📥 Data Collection for Machine Learning

A practical, engineer-focused overview (with examples)

Before modeling, tuning, or deploying — you need reliable data sources.

In real-world ML systems, data typically comes from four major channels:

  • Flat files (CSV, Excel, JSON)
  • APIs
  • Web scraping
  • Databases (SQL)

Let’s break each down clearly and practically.

1️⃣ CSV, Excel, JSON — The Structured File Layer

These are the most common starting points for ML projects.

📄 CSV (Comma-Separated Values)

Simple tabular format.

Example (sales.csv):

customer_id,age,city,purchase_amount
101,25,New York,200
102,32,Chicago,150

Load with Python:

import pandas as pd

df = pd.read_csv("sales.csv")

✔ Best for:

  • Clean tabular datasets
  • Kaggle-style projects
  • Quick experimentation

⚠ Limitation:

  • No nested structure
  • Large files can become memory-heavy

📊 Excel (.xlsx)

Common in business environments.

df = pd.read_excel("sales.xlsx")

✔ Good for:

  • Corporate data
  • Financial reports
  • Multi-sheet datasets

⚠ Be careful:

  • Hidden formatting issues
  • Mixed data types
  • Manual editing errors

🗂 JSON (JavaScript Object Notation)

Semi-structured format. Supports nested data.

Example:

{
  "customer_id": 101,
  "orders": [
    {"product": "Laptop", "price": 1200},
    {"product": "Mouse", "price": 25}
  ]
}

Load in Python:

df = pd.read_json("data.json")

✔ Best for:

  • APIs
  • Hierarchical data
  • Logs
  • Event tracking

JSON is more flexible than CSV — but requires normalization before modeling.

2️⃣ APIs (Application Programming Interfaces)

APIs allow you to fetch live data programmatically.

For example:

  • Weather APIs
  • Social media APIs
  • Financial market APIs

Using Python:

import requests

response = requests.get("https://api.example.com/data")
data = response.json()

Real-world example:
You might pull stock data from a finance API instead of downloading static files.

✔ Best for:

  • Real-time systems
  • Dynamic data
  • Automation

⚠ Consider:

  • Rate limits
  • Authentication (API keys)
  • Data format consistency

APIs are foundational in production ML systems.

3️⃣ Web Scraping (Basics)

When data isn’t provided via API, you extract it directly from websites.

Using libraries like:

  • BeautifulSoup
  • Selenium

Basic example:

from bs4 import BeautifulSoup
import requests

url = "https://example.com"
response = requests.get(url)
soup = BeautifulSoup(response.text, "html.parser")

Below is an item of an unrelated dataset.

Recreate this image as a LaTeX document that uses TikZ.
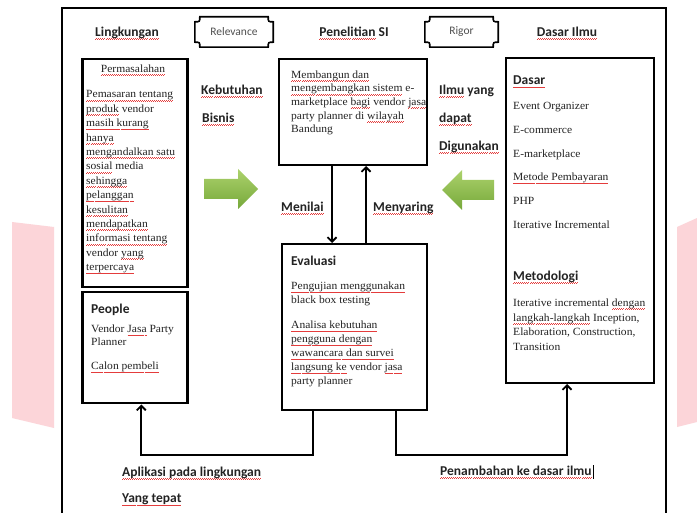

titles = soup.find_all("h2")

✔ Used for:

  • Product price monitoring
  • Job listings analysis
  • News sentiment datasets

⚠ Important:

  • Respect robots.txt
  • Follow legal and ethical guidelines
  • Avoid aggressive scraping

Web scraping is powerful — but must be handled responsibly.

4️⃣ Databases (SQL Introduction)

In real-world ML systems, most data lives in databases.

Instead of reading files, you query structured data using SQL.

What is SQL?

SQL (Structured Query Language) retrieves and manipulates relational data.

Basic query example:

SELECT age, purchase_amount
FROM customers
WHERE age > 30;

Using Python:

import pandas as pd
import sqlite3

conn = sqlite3.connect("database.db")
df = pd.read_sql("SELECT * FROM customers", conn)

Common databases:

  • MySQL
  • PostgreSQL
  • SQLite

✔ Best for:

  • Structured enterprise data
  • Large datasets
  • Relational data models

SQL is non-negotiable for ML engineers working in production environments.

📊 Strategic Comparison

Source     Structure     Best For     Real-Time?
CSV      Flat tabular  Small projects  ❌
Excel    Tabular     Business data  ❌
JSON     Nested     APIs & logs  ❌
APIs     Structured JSON Live systems  ✅
Web Scraping Semi-structured Unavailable data Sometimes
Databases  Relational    Production ML  ✅